START

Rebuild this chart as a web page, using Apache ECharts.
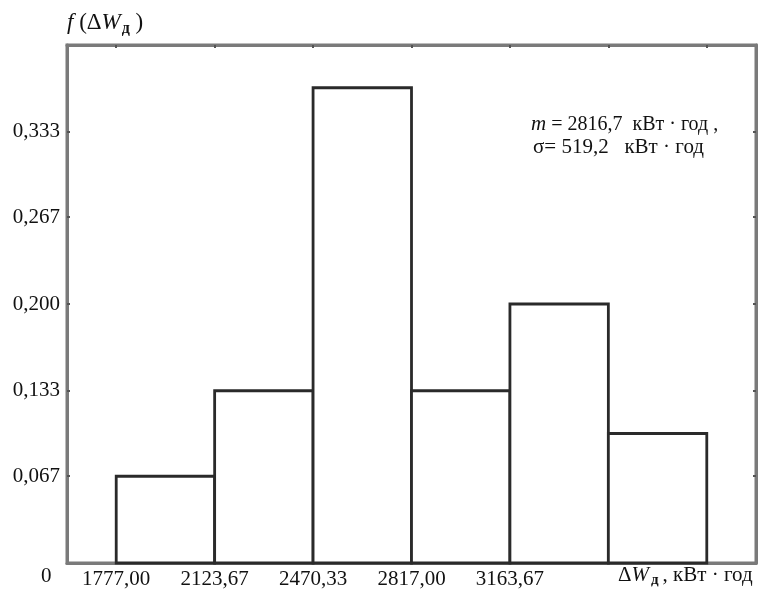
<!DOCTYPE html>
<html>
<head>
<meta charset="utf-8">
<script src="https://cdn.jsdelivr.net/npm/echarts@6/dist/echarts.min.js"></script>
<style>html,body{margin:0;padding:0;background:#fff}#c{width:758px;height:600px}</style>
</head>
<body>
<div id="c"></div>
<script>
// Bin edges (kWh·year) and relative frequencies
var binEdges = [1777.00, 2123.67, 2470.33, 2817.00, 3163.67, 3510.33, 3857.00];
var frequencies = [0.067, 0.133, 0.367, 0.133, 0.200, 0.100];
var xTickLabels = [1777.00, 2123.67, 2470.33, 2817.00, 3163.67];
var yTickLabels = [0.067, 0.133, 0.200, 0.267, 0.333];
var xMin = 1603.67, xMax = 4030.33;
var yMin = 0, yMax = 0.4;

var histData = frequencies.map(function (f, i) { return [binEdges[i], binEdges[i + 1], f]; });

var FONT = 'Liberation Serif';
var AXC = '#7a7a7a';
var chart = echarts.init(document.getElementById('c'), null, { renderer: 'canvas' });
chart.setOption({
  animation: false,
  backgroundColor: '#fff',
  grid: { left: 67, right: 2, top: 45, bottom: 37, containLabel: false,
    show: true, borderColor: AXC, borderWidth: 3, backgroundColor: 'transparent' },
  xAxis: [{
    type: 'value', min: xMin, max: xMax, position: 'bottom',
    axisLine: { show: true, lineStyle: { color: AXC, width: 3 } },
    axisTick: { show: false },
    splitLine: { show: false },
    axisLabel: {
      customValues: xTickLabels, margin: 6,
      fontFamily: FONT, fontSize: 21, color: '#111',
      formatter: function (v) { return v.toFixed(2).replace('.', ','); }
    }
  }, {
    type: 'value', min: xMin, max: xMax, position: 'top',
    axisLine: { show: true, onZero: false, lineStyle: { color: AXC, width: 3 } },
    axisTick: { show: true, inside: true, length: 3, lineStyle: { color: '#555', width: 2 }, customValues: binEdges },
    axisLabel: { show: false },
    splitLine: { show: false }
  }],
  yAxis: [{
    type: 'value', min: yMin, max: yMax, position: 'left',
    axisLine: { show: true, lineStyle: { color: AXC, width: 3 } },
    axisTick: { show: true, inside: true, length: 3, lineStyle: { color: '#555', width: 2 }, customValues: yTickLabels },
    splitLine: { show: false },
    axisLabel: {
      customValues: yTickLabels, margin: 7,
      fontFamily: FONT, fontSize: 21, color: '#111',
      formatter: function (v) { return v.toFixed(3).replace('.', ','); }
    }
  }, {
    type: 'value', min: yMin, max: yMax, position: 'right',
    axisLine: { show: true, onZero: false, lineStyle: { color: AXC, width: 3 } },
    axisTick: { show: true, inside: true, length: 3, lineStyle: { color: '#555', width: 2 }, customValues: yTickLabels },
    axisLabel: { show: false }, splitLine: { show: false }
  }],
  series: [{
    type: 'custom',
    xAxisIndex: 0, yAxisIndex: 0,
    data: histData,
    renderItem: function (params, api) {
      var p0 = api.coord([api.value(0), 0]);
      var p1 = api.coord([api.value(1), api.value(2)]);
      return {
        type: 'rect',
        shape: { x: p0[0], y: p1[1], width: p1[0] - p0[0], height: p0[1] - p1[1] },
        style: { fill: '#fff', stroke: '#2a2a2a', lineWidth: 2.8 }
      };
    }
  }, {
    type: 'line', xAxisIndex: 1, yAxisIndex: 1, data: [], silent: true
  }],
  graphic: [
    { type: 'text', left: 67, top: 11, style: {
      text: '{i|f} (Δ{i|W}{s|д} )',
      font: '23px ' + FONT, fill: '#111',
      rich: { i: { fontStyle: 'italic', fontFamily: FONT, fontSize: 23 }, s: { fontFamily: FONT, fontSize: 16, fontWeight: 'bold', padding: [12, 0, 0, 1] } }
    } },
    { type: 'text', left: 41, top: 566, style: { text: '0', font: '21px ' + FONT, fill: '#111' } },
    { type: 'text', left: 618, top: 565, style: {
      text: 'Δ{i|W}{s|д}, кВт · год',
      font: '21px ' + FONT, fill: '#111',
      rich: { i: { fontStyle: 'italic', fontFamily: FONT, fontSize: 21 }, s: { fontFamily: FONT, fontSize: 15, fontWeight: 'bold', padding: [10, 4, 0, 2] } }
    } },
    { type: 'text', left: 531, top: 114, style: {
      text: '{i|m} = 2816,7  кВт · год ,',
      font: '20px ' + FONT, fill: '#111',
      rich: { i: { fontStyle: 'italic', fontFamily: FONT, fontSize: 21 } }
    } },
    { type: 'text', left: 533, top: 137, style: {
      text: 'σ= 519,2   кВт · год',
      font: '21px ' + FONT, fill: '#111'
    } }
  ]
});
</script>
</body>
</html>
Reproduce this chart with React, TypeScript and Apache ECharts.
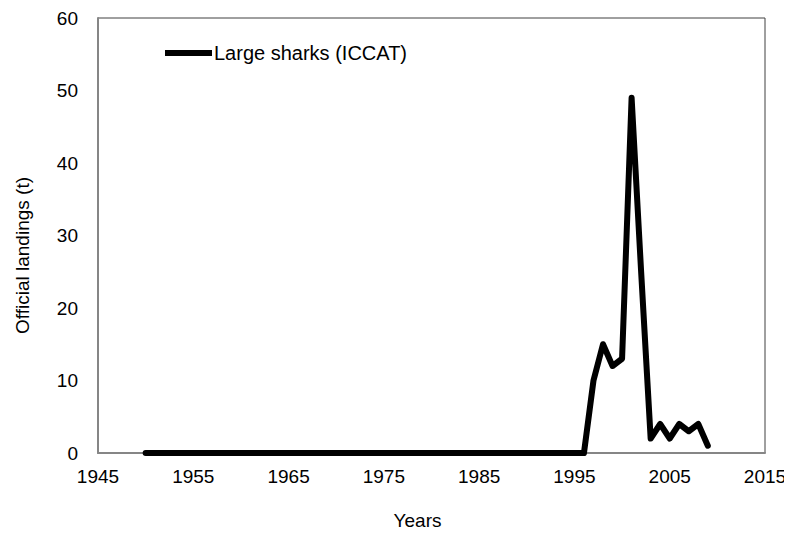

END

• [Stated problem]:
Reproduce every entry word for word, but skip any pictures.

• [Task result]:
Rebuild this chart as a web page, using Apache ECharts.
<!DOCTYPE html>
<html>
<head>
<meta charset="utf-8">
<script src="https://cdn.jsdelivr.net/npm/echarts@6/dist/echarts.min.js"></script>
<style>html,body{margin:0;padding:0;background:#fff}#c{width:758px;height:600px}</style>
</head>
<body>
<div id="c"></div>
<script>
// Bin edges (kWh·year) and relative frequencies
var binEdges = [1777.00, 2123.67, 2470.33, 2817.00, 3163.67, 3510.33, 3857.00];
var frequencies = [0.067, 0.133, 0.367, 0.133, 0.200, 0.100];
var xTickLabels = [1777.00, 2123.67, 2470.33, 2817.00, 3163.67];
var yTickLabels = [0.067, 0.133, 0.200, 0.267, 0.333];
var xMin = 1603.67, xMax = 4030.33;
var yMin = 0, yMax = 0.4;

var histData = frequencies.map(function (f, i) { return [binEdges[i], binEdges[i + 1], f]; });

var FONT = 'Liberation Serif';
var AXC = '#7a7a7a';
var chart = echarts.init(document.getElementById('c'), null, { renderer: 'canvas' });
chart.setOption({
  animation: false,
  backgroundColor: '#fff',
  grid: { left: 67, right: 2, top: 45, bottom: 37, containLabel: false,
    show: true, borderColor: AXC, borderWidth: 3, backgroundColor: 'transparent' },
  xAxis: [{
    type: 'value', min: xMin, max: xMax, position: 'bottom',
    axisLine: { show: true, lineStyle: { color: AXC, width: 3 } },
    axisTick: { show: false },
    splitLine: { show: false },
    axisLabel: {
      customValues: xTickLabels, margin: 6,
      fontFamily: FONT, fontSize: 21, color: '#111',
      formatter: function (v) { return v.toFixed(2).replace('.', ','); }
    }
  }, {
    type: 'value', min: xMin, max: xMax, position: 'top',
    axisLine: { show: true, onZero: false, lineStyle: { color: AXC, width: 3 } },
    axisTick: { show: true, inside: true, length: 3, lineStyle: { color: '#555', width: 2 }, customValues: binEdges },
    axisLabel: { show: false },
    splitLine: { show: false }
  }],
  yAxis: [{
    type: 'value', min: yMin, max: yMax, position: 'left',
    axisLine: { show: true, lineStyle: { color: AXC, width: 3 } },
    axisTick: { show: true, inside: true, length: 3, lineStyle: { color: '#555', width: 2 }, customValues: yTickLabels },
    splitLine: { show: false },
    axisLabel: {
      customValues: yTickLabels, margin: 7,
      fontFamily: FONT, fontSize: 21, color: '#111',
      formatter: function (v) { return v.toFixed(3).replace('.', ','); }
    }
  }, {
    type: 'value', min: yMin, max: yMax, position: 'right',
    axisLine: { show: true, onZero: false, lineStyle: { color: AXC, width: 3 } },
    axisTick: { show: true, inside: true, length: 3, lineStyle: { color: '#555', width: 2 }, customValues: yTickLabels },
    axisLabel: { show: false }, splitLine: { show: false }
  }],
  series: [{
    type: 'custom',
    xAxisIndex: 0, yAxisIndex: 0,
    data: histData,
    renderItem: function (params, api) {
      var p0 = api.coord([api.value(0), 0]);
      var p1 = api.coord([api.value(1), api.value(2)]);
      return {
        type: 'rect',
        shape: { x: p0[0], y: p1[1], width: p1[0] - p0[0], height: p0[1] - p1[1] },
        style: { fill: '#fff', stroke: '#2a2a2a', lineWidth: 2.8 }
      };
    }
  }, {
    type: 'line', xAxisIndex: 1, yAxisIndex: 1, data: [], silent: true
  }],
  graphic: [
    { type: 'text', left: 67, top: 11, style: {
      text: '{i|f} (Δ{i|W}{s|д} )',
      font: '23px ' + FONT, fill: '#111',
      rich: { i: { fontStyle: 'italic', fontFamily: FONT, fontSize: 23 }, s: { fontFamily: FONT, fontSize: 16, fontWeight: 'bold', padding: [12, 0, 0, 1] } }
    } },
    { type: 'text', left: 41, top: 566, style: { text: '0', font: '21px ' + FONT, fill: '#111' } },
    { type: 'text', left: 618, top: 565, style: {
      text: 'Δ{i|W}{s|д}, кВт · год',
      font: '21px ' + FONT, fill: '#111',
      rich: { i: { fontStyle: 'italic', fontFamily: FONT, fontSize: 21 }, s: { fontFamily: FONT, fontSize: 15, fontWeight: 'bold', padding: [10, 4, 0, 2] } }
    } },
    { type: 'text', left: 531, top: 114, style: {
      text: '{i|m} = 2816,7  кВт · год ,',
      font: '20px ' + FONT, fill: '#111',
      rich: { i: { fontStyle: 'italic', fontFamily: FONT, fontSize: 21 } }
    } },
    { type: 'text', left: 533, top: 137, style: {
      text: 'σ= 519,2   кВт · год',
      font: '21px ' + FONT, fill: '#111'
    } }
  ]
});
</script>
</body>
</html>
Reproduce this chart with React, TypeScript and Apache ECharts.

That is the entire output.